### Work instructions
Retype exactly the lines from the first one through the line with "import numpy as np", including both ends; skip any pictures.

### Stored data
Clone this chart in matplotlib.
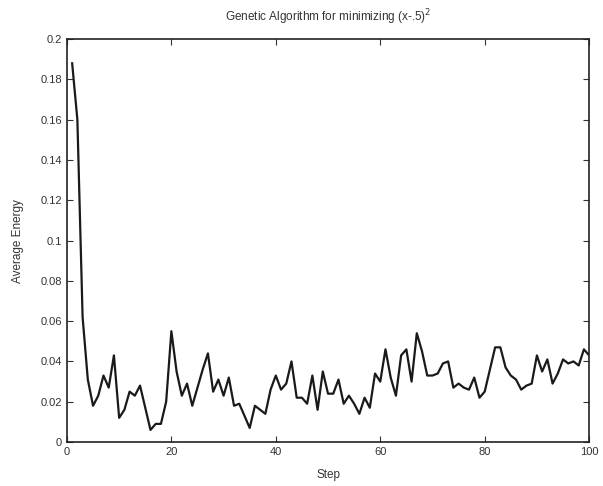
import matplotlib

matplotlib.use("Agg")
import matplotlib.pyplot as plt
import numpy as np

# average energy per GA step
steps = np.arange(1, 101)
avg_energy = [
    0.188, 0.160, 0.062, 0.031, 0.018, 0.023, 0.033, 0.027, 0.043, 0.012,
    0.016, 0.025, 0.023, 0.028, 0.017, 0.006, 0.009, 0.009, 0.020, 0.055,
    0.035, 0.023, 0.029, 0.018, 0.027, 0.036, 0.044, 0.025, 0.031, 0.023,
    0.032, 0.018, 0.019, 0.013, 0.007, 0.018, 0.016, 0.014, 0.026, 0.033,
    0.026, 0.029, 0.040, 0.022, 0.022, 0.019, 0.033, 0.016, 0.035, 0.024,
    0.024, 0.031, 0.019, 0.023, 0.019, 0.014, 0.022, 0.017, 0.034, 0.030,
    0.046, 0.032, 0.023, 0.043, 0.046, 0.030, 0.054, 0.045, 0.033, 0.033,
    0.034, 0.039, 0.040, 0.027, 0.029, 0.027, 0.026, 0.032, 0.022, 0.025,
    0.036, 0.047, 0.047, 0.037, 0.033, 0.031, 0.026, 0.028, 0.029, 0.043,
    0.035, 0.041, 0.029, 0.034, 0.041, 0.039, 0.040, 0.038, 0.046, 0.043,
]
x_ticks = [0, 20, 40, 60, 80, 100]
y_ticks = [0, 0.02, 0.04, 0.06, 0.08, 0.1, 0.12, 0.14, 0.16, 0.18, 0.2]
y_tick_labels = ["0", "0.02", "0.04", "0.06", "0.08", "0.1", "0.12", "0.14", "0.16", "0.18", "0.2"]

plt.rcParams["font.family"] = ["Liberation Sans", "DejaVu Sans"]

fig = plt.figure(figsize=(6.03, 4.86), dpi=100)
ax = fig.add_axes([0.111, 0.0905, 0.866, 0.829])

ax.plot(steps, avg_energy, color="#1a1a1a", linewidth=1.6)

ax.set_xlim(0, 100)
ax.set_ylim(0, 0.2)
ax.set_xticks(x_ticks)
ax.set_yticks(y_ticks)
ax.set_yticklabels(y_tick_labels)
ax.tick_params(direction="in", top=True, right=True, length=4, labelsize=8,
               colors="#333333", width=0.8)
for spine in ax.spines.values():
    spine.set_linewidth(1.2)
    spine.set_color("#222222")

ax.set_title("Genetic Algorithm for minimizing (x-.5)$^2$", fontsize=8.5, color="#333333", pad=13)
ax.set_xlabel("Step", fontsize=8.5, color="#333333", labelpad=9)
ax.set_ylabel("Average Energy", fontsize=8.5, color="#333333", labelpad=12)

fig.savefig("out.png", dpi=100)
plt.close(fig)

### The response
Clone this chart in matplotlib.
import matplotlib

matplotlib.use("Agg")
import matplotlib.pyplot as plt
import numpy as np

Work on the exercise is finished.